Thatcher’s euro-skepticism was not fanatic. The ERM misadventure began during her shift, and she also endorsed the Single European Act of 1987 that set the deadline for a single market, later saying she was misled about some of its details.
Even so, Thatcher’s basic take on a tight European federation was that it was unnecessary, unworkable, and dangerous. The nation state, she insisted, should remain at the heart of the international system, and a federated Europe would threaten its sway.
Moreover, Thatcher had misgivings about the Continent as a source of moral inspiration. “During my lifetime,” she reminisced, “most of the problems the world has faced have come, in one form or another, from mainland Europe, and the solutions — from outside it.”
That insight alone is priceless, but it still pales compared with what she wrote more than a decade ago, when the euro was still a toddler, and the economies of Greece, Spain and Cyprus seemed as distant from calamity as they now are from salvation. “The European single currency,” wrote Thatcher in 2002, “is bound to fail — economically, politically, and indeed socially.”

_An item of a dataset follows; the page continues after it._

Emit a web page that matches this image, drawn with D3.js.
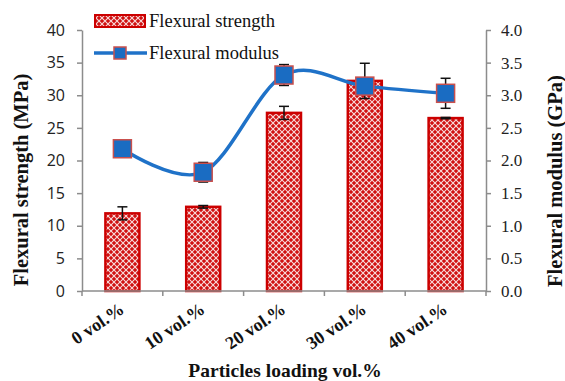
<!DOCTYPE html>
<html><head><meta charset="utf-8">
<script src="https://cdn.jsdelivr.net/npm/d3@7"></script>
<style>body{margin:0;background:#fff}svg{display:block}</style>
</head><body>
<script>
const categories = ["0 vol.%", "10 vol.%", "20 vol.%", "30 vol.%", "40 vol.%"];
const strength = [11.9, 12.9, 27.3, 32.2, 26.5];
const strengthErr = [1.0, 0.2, 1.0, 2.7, 0.1];
const modulus = [2.18, 1.82, 3.31, 3.14, 3.03];
const modulusErr = [0.05, 0.15, 0.16, 0.1, 0.23];
const leftTicks = [0, 5, 10, 15, 20, 25, 30, 35, 40];
const rightTicks = [0, 0.5, 1.0, 1.5, 2.0, 2.5, 3.0, 3.5, 4.0];

const W = 565, H = 381;
const m = {l: 82, r: 486, t: 30, b: 291};
const svg = d3.select("body").append("svg").attr("width", W).attr("height", H);

const defs = svg.append("defs");
const pat = defs.append("pattern").attr("id", "hatch").attr("patternUnits", "userSpaceOnUse")
  .attr("width", 6).attr("height", 6);
pat.append("rect").attr("width", 6).attr("height", 6).attr("fill", "#d01010");
pat.append("path").attr("d", "M0,0L6,6M6,0L0,6").attr("stroke", "#ffffff").attr("stroke-width", 1.1).attr("opacity", 0.85);

const x = d3.scaleBand().domain(categories).range([m.l, m.r]).paddingInner(0).paddingOuter(0);
const yL = d3.scaleLinear().domain([0, 40]).range([m.b, m.t]);
const yR = d3.scaleLinear().domain([0, 4]).range([m.b, m.t]);
const barW = 34;
const cx = d => x(d) + x.bandwidth() / 2;

const axisColor = "#8c8c8c";
// left axis
const gL = svg.append("g").attr("transform", `translate(${m.l},0)`)
  .call(d3.axisLeft(yL).tickValues(leftTicks).tickSize(5).tickPadding(12).tickSizeOuter(0));
gL.selectAll("path,line").attr("stroke", axisColor).attr("stroke-width", 1.5);
gL.selectAll("text").attr("font-family", "'Open Sans', sans-serif").attr("font-size", 16).attr("fill", "#222");
// right axis
const gR = svg.append("g").attr("transform", `translate(${m.r},0)`)
  .call(d3.axisRight(yR).tickValues(rightTicks).tickFormat(d3.format(".1f")).tickSize(5).tickPadding(10).tickSizeOuter(0));
gR.selectAll("path,line").attr("stroke", axisColor).attr("stroke-width", 1.5);
gR.selectAll("text").attr("font-family", "'Liberation Serif', serif").attr("font-size", 17).attr("fill", "#222");

// bars
svg.append("g").selectAll("rect").data(categories).join("rect")
  .attr("x", d => cx(d) - barW / 2).attr("width", barW)
  .attr("y", (d, i) => yL(strength[i])).attr("height", (d, i) => yL(0) - yL(strength[i]))
  .attr("fill", "url(#hatch)").attr("stroke", "#cc0000").attr("stroke-width", 2.5);

// bottom axis
const gB = svg.append("g").attr("transform", `translate(0,${m.b})`);
gB.append("line").attr("x1", m.l).attr("x2", m.r).attr("stroke", axisColor).attr("stroke-width", 1.5);
const bounds = d3.range(categories.length + 1).map(i => m.l + i * x.bandwidth());
gB.selectAll("line.t").data(bounds).join("line").attr("class", "t")
  .attr("x1", d => d).attr("x2", d => d).attr("y1", 0).attr("y2", 5)
  .attr("stroke", axisColor).attr("stroke-width", 1.5);
gB.selectAll("text").data(categories).join("text")
  .attr("transform", d => `translate(${cx(d) + 3},${21}) rotate(-34)`)
  .attr("text-anchor", "end")
  .attr("font-family", "'Liberation Serif', serif").attr("font-weight", "bold").attr("font-size", 18)
  .attr("fill", "#111").text(d => d);

// error bars
function errBars(g, vals, errs, scale) {
  const eg = g.append("g").attr("stroke", "#111").attr("stroke-width", 1.5);
  categories.forEach((c, i) => {
    const X = cx(c), y1 = scale(vals[i] + errs[i]), y0 = scale(vals[i] - errs[i]);
    eg.append("line").attr("x1", X).attr("x2", X).attr("y1", y1).attr("y2", y0);
    eg.append("line").attr("x1", X - 5).attr("x2", X + 5).attr("y1", y1).attr("y2", y1);
    eg.append("line").attr("x1", X - 5).attr("x2", X + 5).attr("y1", y0).attr("y2", y0);
  });
}
errBars(svg, strength, strengthErr, yL);

// modulus line
const line = d3.line().x((d, i) => cx(categories[i])).y(d => yR(d)).curve(d3.curveCardinal.tension(0));
svg.append("path").datum(modulus).attr("d", line).attr("fill", "none")
  .attr("stroke", "#1f72c8").attr("stroke-width", 3.5);
errBars(svg, modulus, modulusErr, yR);
const sq = 18;
svg.append("g").selectAll("rect").data(modulus).join("rect")
  .attr("x", (d, i) => cx(categories[i]) - sq / 2).attr("y", d => yR(d) - sq / 2)
  .attr("width", sq).attr("height", sq)
  .attr("fill", "#1a6cc2").attr("stroke", "#c9504d").attr("stroke-width", 1.5);

// legend
const lg = svg.append("g");
lg.append("rect").attr("x", 95).attr("y", 15).attr("width", 50).attr("height", 12)
  .attr("fill", "url(#hatch)").attr("stroke", "#cc0000").attr("stroke-width", 2);
lg.append("text").attr("x", 149).attr("y", 27).text("Flexural strength");
lg.append("line").attr("x1", 94).attr("x2", 147).attr("y1", 53).attr("y2", 53)
  .attr("stroke", "#1f72c8").attr("stroke-width", 3.5);
lg.append("rect").attr("x", 114).attr("y", 47).attr("width", 12).attr("height", 12)
  .attr("fill", "#1a6cc2").attr("stroke", "#c9504d").attr("stroke-width", 1.5);
lg.append("text").attr("x", 149).attr("y", 59).text("Flexural modulus");
lg.selectAll("text").attr("font-family", "'Liberation Serif', serif").attr("font-size", 18.5).attr("fill", "#111");

// axis titles
const tstyle = (s, fs) => s.attr("font-family", "'Liberation Serif', serif").attr("font-weight", "bold")
  .attr("font-size", fs).attr("fill", "#111").attr("text-anchor", "middle");
svg.append("text").attr("transform", "translate(28,180) rotate(-90)").text("Flexural strength (MPa)").call(tstyle, 20.5);
svg.append("text").attr("transform", "translate(562,181) rotate(-90)").text("Flexural modulus (GPa)").call(tstyle, 20.5);
svg.append("text").attr("x", 285).attr("y", 377).text("Particles loading vol.%").call(tstyle, 19.5);
</script>
</body></html>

Thatcher’s reasoning for this was not ideological. It was monetarist. There can be no such thing as a united currency without a united budget, she argued, at a time when it was impolite to suggest that the euro’s newlyweds would soon accuse each other of theft, deceit, laziness, imperialism and oppression.
Yes, Jacques Chirac said Thatcher’s was a housewife’s economics, and his predecessor, Francois Mitterrand, thought she had “the eyes of Caligula.” Could be, but had Europe’s federalists seen the future through Thatcher’s eyes, they would never have arrived where they now are trapped.